**DATASET CONTENT**
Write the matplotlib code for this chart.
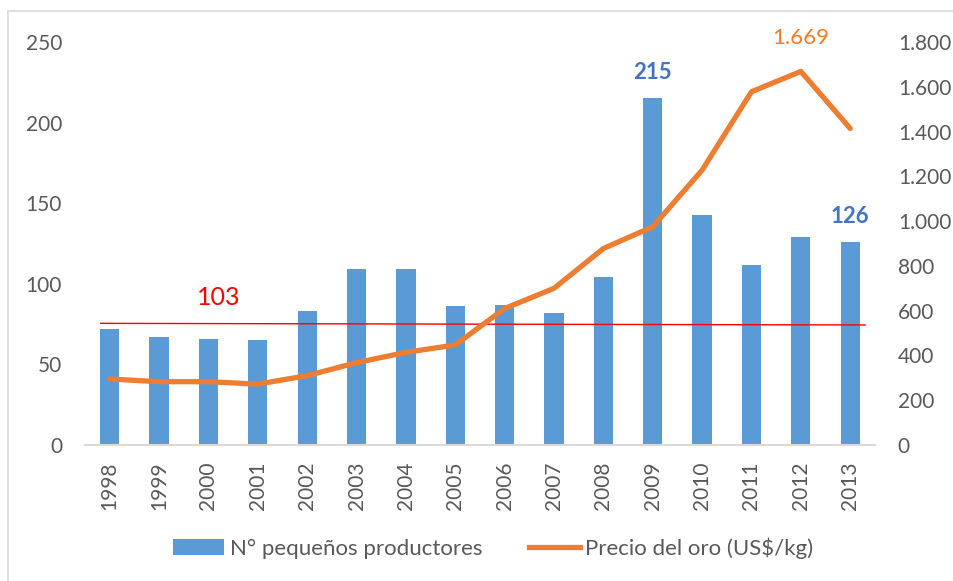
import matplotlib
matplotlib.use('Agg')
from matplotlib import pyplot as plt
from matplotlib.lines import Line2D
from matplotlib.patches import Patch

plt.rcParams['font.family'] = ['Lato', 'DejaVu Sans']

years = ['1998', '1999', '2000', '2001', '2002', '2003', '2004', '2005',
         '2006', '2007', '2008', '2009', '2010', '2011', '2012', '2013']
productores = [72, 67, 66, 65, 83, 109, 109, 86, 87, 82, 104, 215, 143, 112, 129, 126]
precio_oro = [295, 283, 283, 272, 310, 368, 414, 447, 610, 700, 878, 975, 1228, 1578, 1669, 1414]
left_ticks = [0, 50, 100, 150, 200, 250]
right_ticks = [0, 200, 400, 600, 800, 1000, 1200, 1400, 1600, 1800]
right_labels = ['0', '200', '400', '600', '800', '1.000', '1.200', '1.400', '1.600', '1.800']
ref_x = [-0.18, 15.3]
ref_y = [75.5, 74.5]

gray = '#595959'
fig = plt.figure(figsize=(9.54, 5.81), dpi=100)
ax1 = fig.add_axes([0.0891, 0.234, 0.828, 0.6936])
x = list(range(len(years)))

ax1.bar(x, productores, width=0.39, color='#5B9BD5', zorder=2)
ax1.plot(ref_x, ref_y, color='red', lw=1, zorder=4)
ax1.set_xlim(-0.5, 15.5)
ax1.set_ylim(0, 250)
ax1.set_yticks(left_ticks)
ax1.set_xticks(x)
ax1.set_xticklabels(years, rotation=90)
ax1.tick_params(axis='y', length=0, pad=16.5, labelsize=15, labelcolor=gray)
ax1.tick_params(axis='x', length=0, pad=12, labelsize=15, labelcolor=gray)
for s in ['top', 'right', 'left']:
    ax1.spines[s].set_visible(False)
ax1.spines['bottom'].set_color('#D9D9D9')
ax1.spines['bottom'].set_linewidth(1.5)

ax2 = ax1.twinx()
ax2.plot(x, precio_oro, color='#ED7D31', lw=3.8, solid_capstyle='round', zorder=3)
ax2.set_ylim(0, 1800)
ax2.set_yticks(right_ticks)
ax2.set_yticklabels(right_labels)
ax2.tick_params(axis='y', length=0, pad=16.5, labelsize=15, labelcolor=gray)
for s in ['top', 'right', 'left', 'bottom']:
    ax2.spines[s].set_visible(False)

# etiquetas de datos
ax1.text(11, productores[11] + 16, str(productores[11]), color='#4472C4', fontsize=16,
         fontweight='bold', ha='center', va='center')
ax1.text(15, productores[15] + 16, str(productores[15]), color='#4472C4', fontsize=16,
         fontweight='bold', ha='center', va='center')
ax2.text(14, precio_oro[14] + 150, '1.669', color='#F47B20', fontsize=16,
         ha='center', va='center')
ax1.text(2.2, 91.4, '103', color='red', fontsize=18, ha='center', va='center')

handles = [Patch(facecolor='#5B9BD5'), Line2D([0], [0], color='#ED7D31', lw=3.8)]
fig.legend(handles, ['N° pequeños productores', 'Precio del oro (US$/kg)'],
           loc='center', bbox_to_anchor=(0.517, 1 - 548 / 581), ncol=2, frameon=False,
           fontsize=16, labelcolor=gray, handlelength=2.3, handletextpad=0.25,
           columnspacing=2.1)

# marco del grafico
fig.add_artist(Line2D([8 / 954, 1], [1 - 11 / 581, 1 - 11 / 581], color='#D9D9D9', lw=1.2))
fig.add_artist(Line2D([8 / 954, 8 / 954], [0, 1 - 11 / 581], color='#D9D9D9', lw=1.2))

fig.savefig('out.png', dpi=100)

**TASK PROMPT**
Restate the data word for word from its first line through the line with "plt.rcParams['font.family'] = ['Lato', 'DejaVu", leaving out any picture along the way.

**TASK RESPONSE**
Write the matplotlib code for this chart.
import matplotlib
matplotlib.use('Agg')
from matplotlib import pyplot as plt
from matplotlib.lines import Line2D
from matplotlib.patches import Patch

plt.rcParams['font.family'] = ['Lato', 'DejaVu Sans']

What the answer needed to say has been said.